In the Media

We're in touch with everyday life, says the cycling judge

PUBLISHED July 19, 2006
SHARE

Judges are more in touch with ordinary life than most other people, the most senior judge in England and Wales said last night.

Rejecting claims by politicians and others that the judiciary is out of touch, Lord Phillips, the Lord Chief Justice, said their work meant they had a wide understanding of society.

"We do not live on run-down estates but we do travel on buses and Tubes and bicycles; we push trolleys around supermarkets; we have normal family concerns and commitments and neither are judges immune from the impact of crime," he said.

"And, day by day, our work gives us an insight into what is happening in all sectors of society, which is shared by very few."

Although Lord Phillips now has the use of an official car, cycling has long been his preferred method of travelling to court.

Addressing the Lord Mayor's annual dinner for the judges in the City of London, the Lord Chief Justice condemned recent criticism of judges' sentencing decisions in some sections of the media. These had taken the form of personal attacks that were "intemperate, offensive and unfair", he said.

Arriving at the Mansion House for the dinner last night, most judges were too shrewd to be drawn on questions designed to test their knowledge of supermarket prices and popular culture.

"I only push the trolley," explained Lord Phillips, "I don't decide what goes in it."

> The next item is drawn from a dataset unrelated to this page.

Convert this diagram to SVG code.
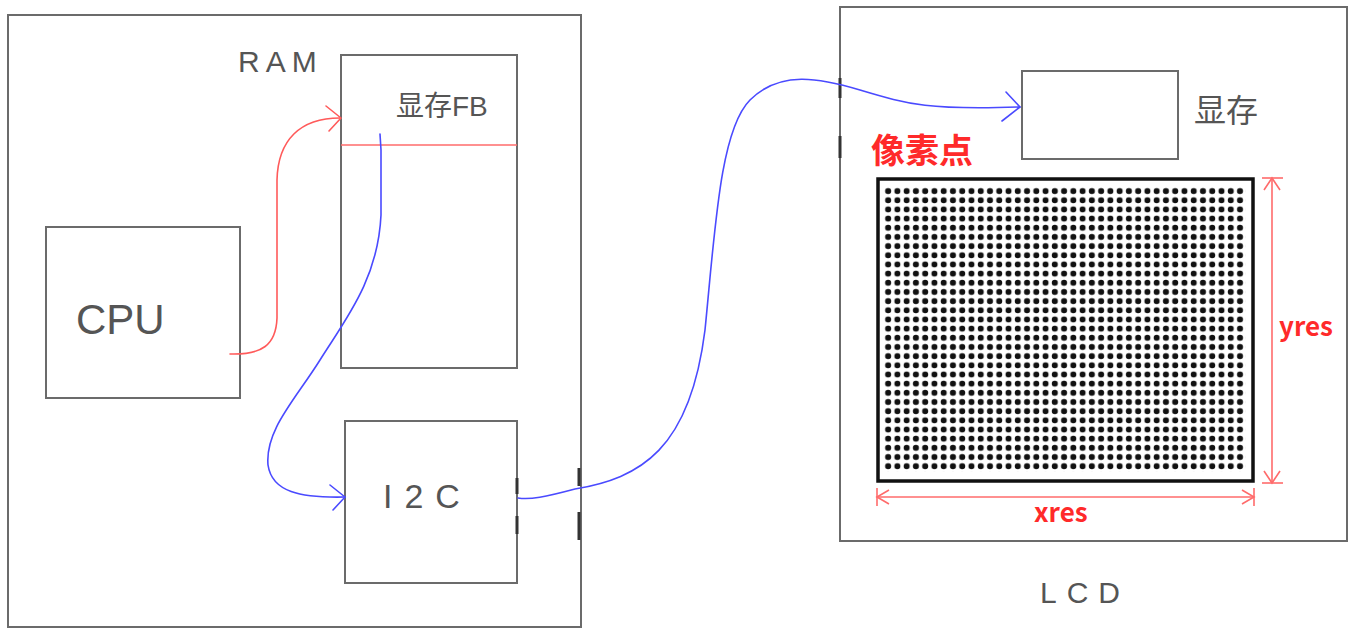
<svg xmlns="http://www.w3.org/2000/svg" width="1356" height="637" viewBox="0 0 1356 637">
<defs>
<style>
.box{fill:none;stroke:#6b6b6b;stroke-width:2}
.hand{font-family:"Liberation Sans","Noto Sans CJK SC",sans-serif;fill:#555;font-weight:normal}
.red{font-family:"Noto Sans CJK SC","Liberation Sans",sans-serif;fill:#ff2a2a;font-weight:bold}
.rc{fill:none;stroke:#ff5a5a;stroke-width:1.6;stroke-linecap:round;stroke-linejoin:round}
.bc{fill:none;stroke:#4a4aff;stroke-width:1.6;stroke-linecap:round;stroke-linejoin:round}
.dim{fill:none;stroke:#ff6b6b;stroke-width:1.6}
</style>
<pattern id="dots" x="883.5" y="186.5" width="9.26" height="9.17" patternUnits="userSpaceOnUse">
<circle cx="4.63" cy="4.58" r="3" fill="#111"/>
</pattern>
</defs>
<rect width="1356" height="637" fill="#fff"/>
<g id="ram-board">
<rect class="box" x="8" y="15" width="573" height="612"/>
<line x1="579" y1="468" x2="579" y2="486" stroke="#333" stroke-width="3"/>
<line x1="579" y1="512" x2="579" y2="540" stroke="#333" stroke-width="3"/>
<text class="hand" x="238" y="72" font-size="30" letter-spacing="6">RAM</text>
</g>
<g id="fb">
<rect class="box" x="341" y="55" width="176" height="313"/>
<line x1="341" y1="145" x2="517" y2="145" stroke="#ff6b6b" stroke-width="1.6"/>
<text class="hand" x="396" y="116" font-size="28">显存FB</text>
</g>
<g id="cpu">
<rect class="box" x="46" y="227" width="194" height="171"/>
<text class="hand" x="76" y="334" font-size="42">CPU</text>
</g>
<g id="i2c">
<rect class="box" x="345" y="421" width="172" height="162"/>
<line x1="517" y1="478" x2="517" y2="494" stroke="#333" stroke-width="3"/>
<line x1="517" y1="516" x2="517" y2="534" stroke="#333" stroke-width="3"/>
<text class="hand" x="383" y="508" font-size="34" letter-spacing="12">I2C</text>
</g>
<g id="lcd">
<rect class="box" x="840" y="7" width="507" height="534"/>
<line x1="840" y1="78" x2="840" y2="98" stroke="#333" stroke-width="3"/>
<line x1="840" y1="136" x2="840" y2="158" stroke="#333" stroke-width="3"/>
<text class="hand" x="1040" y="603" font-size="30" letter-spacing="10">LCD</text>
</g>
<g id="lcd-mem">
<rect class="box" x="1022" y="71" width="156" height="88"/>
<text class="hand" x="1194" y="122" font-size="32">显存</text>
</g>
<g id="pixels">
<text class="red" x="871" y="163" font-size="34">像素点</text>
<rect x="883.5" y="186.5" width="362" height="285" fill="url(#dots)"/>
<rect x="878" y="179" width="375" height="302" fill="none" stroke="#111" stroke-width="3.5"/>
</g>
<g id="dimensions">
<line class="dim" x1="1272" y1="178" x2="1272" y2="483"/>
<line class="dim" x1="1262" y1="178" x2="1283" y2="178"/>
<line class="dim" x1="1262" y1="483" x2="1283" y2="483"/>
<polyline class="dim" points="1264,190 1272,178 1280,190"/>
<polyline class="dim" points="1264,471 1272,483 1280,471"/>
<text class="red" x="1279" y="336" font-size="26" font-family="Liberation Sans,sans-serif">yres</text>
<line class="dim" x1="877" y1="497" x2="1254" y2="497"/>
<line class="dim" x1="877" y1="488" x2="877" y2="506"/>
<line class="dim" x1="1254" y1="488" x2="1254" y2="506"/>
<polyline class="dim" points="889,490 877,497 889,504"/>
<polyline class="dim" points="1242,490 1254,497 1242,504"/>
<text class="red" x="1034" y="522" font-size="26" font-family="Liberation Sans,sans-serif">xres</text>
</g>
<g id="connectors">
<path class="rc" d="M230,354 C262,355 276,345 277,318 L277,180 C278,140 300,118 340,118"/>
<polyline class="rc" points="326,106 341,118 329,131"/>
<path class="bc" d="M380,134 L381,150 L381,215 C378,280 345,320 320,360 C295,400 265,430 268,465 C272,492 300,498 345,497"/>
<polyline class="bc" points="330,485 345,497 333,510"/>
<path class="bc" d="M518,498 C530,500 545,497 575,489 C640,478 690,450 705,330 C715,230 720,130 750,100 C780,70 820,78 860,90 C910,105 930,110 1020,107"/>
<polyline class="bc" points="1006,92 1020,107 1002,121"/>
</g>
</svg>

Other judges neatly sidestepped such questions as the price of a pint of milk or the names given by supermarkets to their premium ranges.

But Mr Justice Penry-Davey, who has recently been sitting in Sheffield, correctly identified Arctic Monkeys as the local band tipped for this year's Mercury Music Prize.

He also qualifies for one of Lord Phillips's other criteria of ordinariness, having been the victim of a mugging.

And unlike those judges who arrived at the dinner by car, Mr Justice Penry-Davey pointed out that he had come by train - standard class.

At the same dinner, Lord Falconer, the Lord Chancellor, implicitly attacked fellow ministers and supported the judge whose sentencing decision was criticised last month by the media and by the Home Secretary.

John Reid had accused the Recorder of Cardiff, Judge Williams, of passing an unduly lenient sentence on the paedophile Craig Sweeney, a sentence which the Attorney General decided last week was not unduly lenient at all.

"While it is perfectly legitimate for ministers to address policy issues raised by individual judgments," Lord Falconer said, "ministers should not criticise judges. Just as judges don't do politics, ministers don't try cases."

This relationship was sometimes hard to maintain, he accepted. "It is sometimes in danger of being pushed - often by those beyond the relationship - towards conflict."

Lord Falconer told the judges: "We need to resist such attempts - together."

Turning to media attacks on the judiciary, the Lord Chancellor praised Judge Williams for remaining "completely silent" while being attacked.

Lord Falconer said that Judge Williams understood it was not sensible for the sentencing system to require him to say that Sweeney could be considered for parole after five years and 108 days.

"It is obvious that more judicial discretion is required," said the Lord Chancellor. "The public wants sentences which convince."